Eglises d'Asie

Après la mort d’un étudiant, des étudiants catholiques dénoncent l’absurdité de la tradition du bizutage

Publié le 18/03/2010




Des étudiants catholiques veulent mettre fin aux pratiques des brimades initiatiques fortement mises en question depuis qu’un étudiant a été tué au cours d’un bizutage à connotation politique. Interrogés par l’agence Ucanews, des étudiants catholiques ont dénoncé la mort d’Ovitigala Withanage Samantha, un étudiant de troisième année de gestion commerciale qui militait contre le bizutage à l’université de Sri Jayawardenepura. Cinq autres étudiants, qui eux aussi militaient avec lui, blessés, ont été hospitalisés à la suite d’une session de bizutage qui a eu lieu le 7 novembre dernier.

Ce jour-là, un groupe d’environ 200 étudiants est venu perturber une rencontre que les responsables de l’université avaient organisée entre les opposants au bizutage et le Conseil des étudiants qui le défendait. Ce Conseil est, en fait, contrôlé par des étudiants affiliés au Janatha Vimukthi Peramuna (JVP, Front de libération populaire), un parti politique de gauche. Chatura Randika, une camarade de Samantha, a déclaré que le bizutage ne devrait jamais être autorisé dans les universités. Cette pratique s’apparente à un rite d’initiation où ceux de première année doivent obéir aux ordres des anciens et faire des choses stupides, gênantes ou dangereuses. “En tant que chrétiens, bien que minoritaires, nous voudrions faire notre possible pour mettre fin à ces pratiques”, a expliqué Randika, qui a ajouté que les chrétiens doivent cependant être prudents dans ce milieu universitaire “fortement bouddhiste” où les partisans du bizutage peuvent accuser les chrétiens de prosélytisme.

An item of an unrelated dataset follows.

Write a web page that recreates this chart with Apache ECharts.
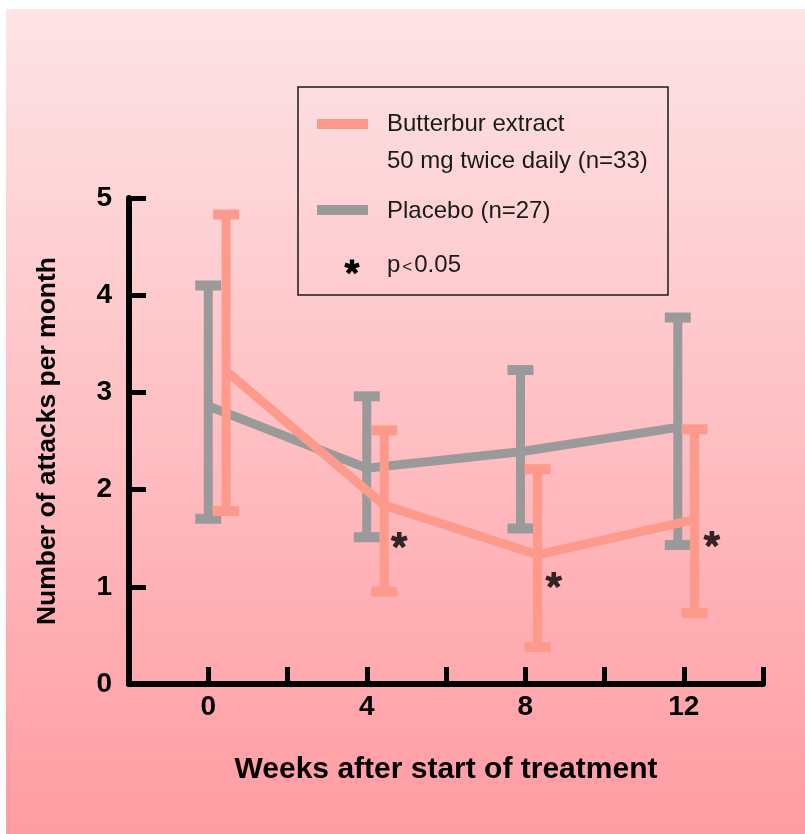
<!DOCTYPE html>
<html>
<head>
<meta charset="utf-8">
<script src="https://cdn.jsdelivr.net/npm/echarts@6/dist/echarts.min.js"></script>
<style>
html,body{margin:0;padding:0;background:#ffffff;}
#chart{position:absolute;left:6px;top:9px;width:799px;height:825px;}
</style>
</head>
<body>
<div id="chart"></div>
<script>
// ---- data ----
const weekTickLabels = [0, 4, 8, 12];
const placeboWeeks = [0, 4, 7.88, 11.85];
const placeboMean = [2.86, 2.22, 2.39, 2.64];
const placeboLow = [1.70, 1.51, 1.60, 1.43];
const placeboHigh = [4.10, 2.96, 3.23, 3.77];
const butterburWeeks = [0.45, 4.44, 8.31, 12.27];
const butterburMean = [3.22, 1.84, 1.33, 1.69];
const butterburLow = [1.78, 0.95, 0.38, 0.73];
const butterburHigh = [4.83, 2.61, 2.21, 2.62];
const starWeeks = [4.82, 8.72, 12.71];
const starValues = [1.48, 1.07, 1.49];
const legendButterbur = ['Butterbur extract', '50 mg twice daily (n=33)'];
const legendPlacebo = 'Placebo (n=27)';
const legendStar = ['p', '<', '0.05'];
const xAxisTitle = 'Weeks after start of treatment';
const yAxisTitle = 'Number of attacks per month';

// ---- styles ----
const SALMON = '#fe9a8b';
const GRAY = '#9a9a9a';
const FONT = "'Liberation Sans', Arial, Helvetica, sans-serif";

// asterisk outline (5 arms) as a single polygon, centred at (cx, cy)
function asteriskPoints(cx, cy, R, h) {
  const pts = [];
  const rin = h / Math.sin(36 * Math.PI / 180);
  for (let i = 0; i < 5; i++) {
    const a = (-90 + i * 72) * Math.PI / 180;
    const dx = Math.cos(a), dy = Math.sin(a), px = -dy, py = dx;
    pts.push([cx + dx * R - px * h, cy + dy * R - py * h]);
    pts.push([cx + dx * R + px * h, cy + dy * R + py * h]);
    const b = a + 36 * Math.PI / 180;
    pts.push([cx + Math.cos(b) * rin, cy + Math.sin(b) * rin]);
  }
  return pts;
}
const STAR_PATH = 'path://' + asteriskPoints(50, 50, 50, 14)
  .map((p, i) => (i ? 'L' : 'M') + p[0].toFixed(2) + ' ' + p[1].toFixed(2)).join(' ') + ' Z';

function zip2(a, b) { return a.map((v, i) => [v, b[i]]); }
function zip3(a, b, c) { return a.map((v, i) => [v, b[i], c[i]]); }

function errorBars(color) {
  return function (params, api) {
    const x = api.value(0), lo = api.value(1), hi = api.value(2);
    const pLo = api.coord([x, lo]);
    const pHi = api.coord([x, hi]);
    const bw = 9, cw = 26, ch = 10;
    return {
      type: 'group',
      children: [
        { type: 'rect', shape: { x: pHi[0] - bw / 2, y: pHi[1], width: bw, height: pLo[1] - pHi[1] }, style: { fill: color } },
        { type: 'rect', shape: { x: pHi[0] - cw / 2, y: pHi[1] - ch / 2, width: cw, height: ch }, style: { fill: color } },
        { type: 'rect', shape: { x: pLo[0] - cw / 2, y: pLo[1] - ch / 2, width: cw, height: ch }, style: { fill: color } }
      ]
    };
  };
}

const chart = echarts.init(document.getElementById('chart'), null, { renderer: 'canvas' });

// legend box geometry (chart coords)
const LX = 292, LY = 78;

const option = {
  animation: false,
  backgroundColor: {
    type: 'linear', x: 0, y: 0, x2: 0, y2: 1,
    colorStops: [{ offset: 0, color: '#fde4e6' }, { offset: 1, color: '#ff9ca2' }]
  },
  grid: { left: 123, right: 42, top: 189, bottom: 150, containLabel: false },
  xAxis: {
    type: 'value', min: -2, max: 14, interval: 2,
    name: xAxisTitle, nameLocation: 'middle', nameGap: 71,
    nameTextStyle: { fontFamily: FONT, fontWeight: 'bold', fontSize: 30, color: '#000' },
    axisLine: { onZero: false, lineStyle: { color: '#000', width: 6 } },
    axisTick: { inside: true, length: 17, lineStyle: { color: '#000', width: 5 } },
    axisLabel: {
      margin: 9, fontFamily: FONT, fontWeight: 'bold', fontSize: 28, color: '#000',
      formatter: v => weekTickLabels.indexOf(v) >= 0 ? String(v) : ''
    },
    splitLine: { show: false }
  },
  yAxis: {
    type: 'value', min: 0, max: 5, interval: 1,
    name: yAxisTitle, nameLocation: 'middle', nameGap: 68,
    nameTextStyle: { fontFamily: FONT, fontWeight: 'bold', fontSize: 26.5, color: '#000' },
    axisLine: { onZero: false, lineStyle: { color: '#000', width: 6 } },
    axisTick: { inside: true, length: 17, lineStyle: { color: '#000', width: 5 } },
    axisLabel: { margin: 17, fontFamily: FONT, fontWeight: 'bold', fontSize: 28, color: '#000' },
    splitLine: { show: false }
  },
  series: [
    {
      name: 'Placebo', type: 'line', z: 2, data: zip2(placeboWeeks, placeboMean),
      symbol: 'none', lineStyle: { color: GRAY, width: 9, cap: 'butt', join: 'miter' }
    },
    {
      name: 'Placebo SD', type: 'custom', z: 3, data: zip3(placeboWeeks, placeboLow, placeboHigh),
      renderItem: errorBars(GRAY), encode: { x: 0, y: [1, 2] }
    },
    {
      name: 'Butterbur', type: 'line', z: 4, data: zip2(butterburWeeks, butterburMean),
      symbol: 'none', lineStyle: { color: SALMON, width: 9, cap: 'butt', join: 'miter' }
    },
    {
      name: 'Butterbur SD', type: 'custom', z: 5, data: zip3(butterburWeeks, butterburLow, butterburHigh),
      renderItem: errorBars(SALMON), encode: { x: 0, y: [1, 2] }
    },
    {
      name: 'p<0.05', type: 'scatter', z: 6, data: zip2(starWeeks, starValues),
      symbol: STAR_PATH, symbolSize: 17, symbolKeepAspect: true,
      itemStyle: { color: '#000' }
    }
  ],
  graphic: [
    { type: 'rect', z: 10, shape: { x: LX, y: LY, width: 370, height: 208 },
      style: { fill: 'none', stroke: '#1a1a1a', lineWidth: 1.5 } },
    { type: 'rect', z: 10, shape: { x: LX + 19, y: LY + 32, width: 51, height: 10 }, style: { fill: SALMON } },
    { type: 'text', z: 10, x: LX + 89, y: LY + 37,
      style: { text: legendButterbur[0], font: '24px ' + FONT, fill: '#1a1a1a', verticalAlign: 'middle' } },
    { type: 'text', z: 10, x: LX + 89, y: LY + 74,
      style: { text: legendButterbur[1], font: '24px ' + FONT, fill: '#1a1a1a', verticalAlign: 'middle' } },
    { type: 'rect', z: 10, shape: { x: LX + 19, y: LY + 118, width: 51, height: 10 }, style: { fill: GRAY } },
    { type: 'text', z: 10, x: LX + 89, y: LY + 124,
      style: { text: legendPlacebo, font: '24px ' + FONT, fill: '#1a1a1a', verticalAlign: 'middle' } },
    { type: 'polygon', z: 10, shape: { points: asteriskPoints(LX + 54, LY + 180, 7.5, 2.2) },
      style: { fill: '#000' } },
    { type: 'text', z: 10, x: LX + 89, y: LY + 178,
      style: {
        text: '{a|' + legendStar[0] + '}{b|' + legendStar[1] + '}{a|' + legendStar[2] + '}',
        verticalAlign: 'middle',
        rich: {
          a: { fontFamily: FONT, fontSize: 24, fill: '#1a1a1a' },
          b: { fontFamily: FONT, fontSize: 17, fill: '#1a1a1a', padding: [4, 2, 0, 2] }
        }
      } }
  ]
};
chart.setOption(option);
</script>
</body>
</html>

Les étudiants catholiques condamnent l’attaque perpétrée par le JVP parce que cet ancien parti révolutionnaire utilise le bizutage pour convertir des jeunes à leur idéologie. “Les brutalités sont surtout le fait de ceux qui viennent de villages reculés et qui veulent compenser leur complexe d’infériorité et de jalousie à l’égard des gens privilégiés de la ville par leur agressivité et leur sadisme”, a-t-il expliqué. Les attaquants du 7 novembre étaient armés de bâtons et de perches cloutées. Samantha est mort d’un coup porté à la tête à l’aide d’un écran d’ordinateur. La police a arrêté dix-huit étudiants qui ont reconnu être liés au JVP.

Le ministre de l’Education a fait allusion aux activités de ce parti dans son message de condoléances. Pourtant, ce même parti, dans un communiqué du 10 novembre, a nié toute implication dans cette affaire et, deux jours plus tard, son secrétaire pour la propagande a affirmé devant des journalistes que son parti “ne pouvait pas être tenu responsable des actions individuelles de ses membres”.

Kalani Medagoda, secrétaire du Mouvement des étudiants catholiques de l’Université du Sri Lanka et étudiant de l’université de Colombo, a déclaré que l’augmentation des violences résultait de l’action de forces extérieures essayant de capitaliser les forces politiques du campus. “Notre rôle de chrétiens contre la violence devient, chaque jour, de plus en plus nécessaire”. D’après lui, l’ignorance des règles qui régissent le bizutage, l’inaction de la part des organisations religieuses dans l’université, les médiocres relations entre professeurs et étudiants et le mépris à l’égard des étudiantes ajoutent encore au problème. Prasad Silva, de son côté, un autre membre de ce groupe catholique, estime que la survivance du bizutage est due aux 70 % des étudiants qui l’acceptent. Si les étudiants “adoptaient une attitude droite et ferme pour débarrasser notre université de ce vice qui atteint des proportions alarmantes, la tâche serait plus facile”, a-t-il affirmé.

Le JVP, fondé en 1967, est à l’origine de l’éphémère insurrection estudiantine du début des années 1970 et de la plus sérieuse insurrection nationaliste cinghalaise de la fin des années 1980. Désormais assagi, il fait partie du paysage politique.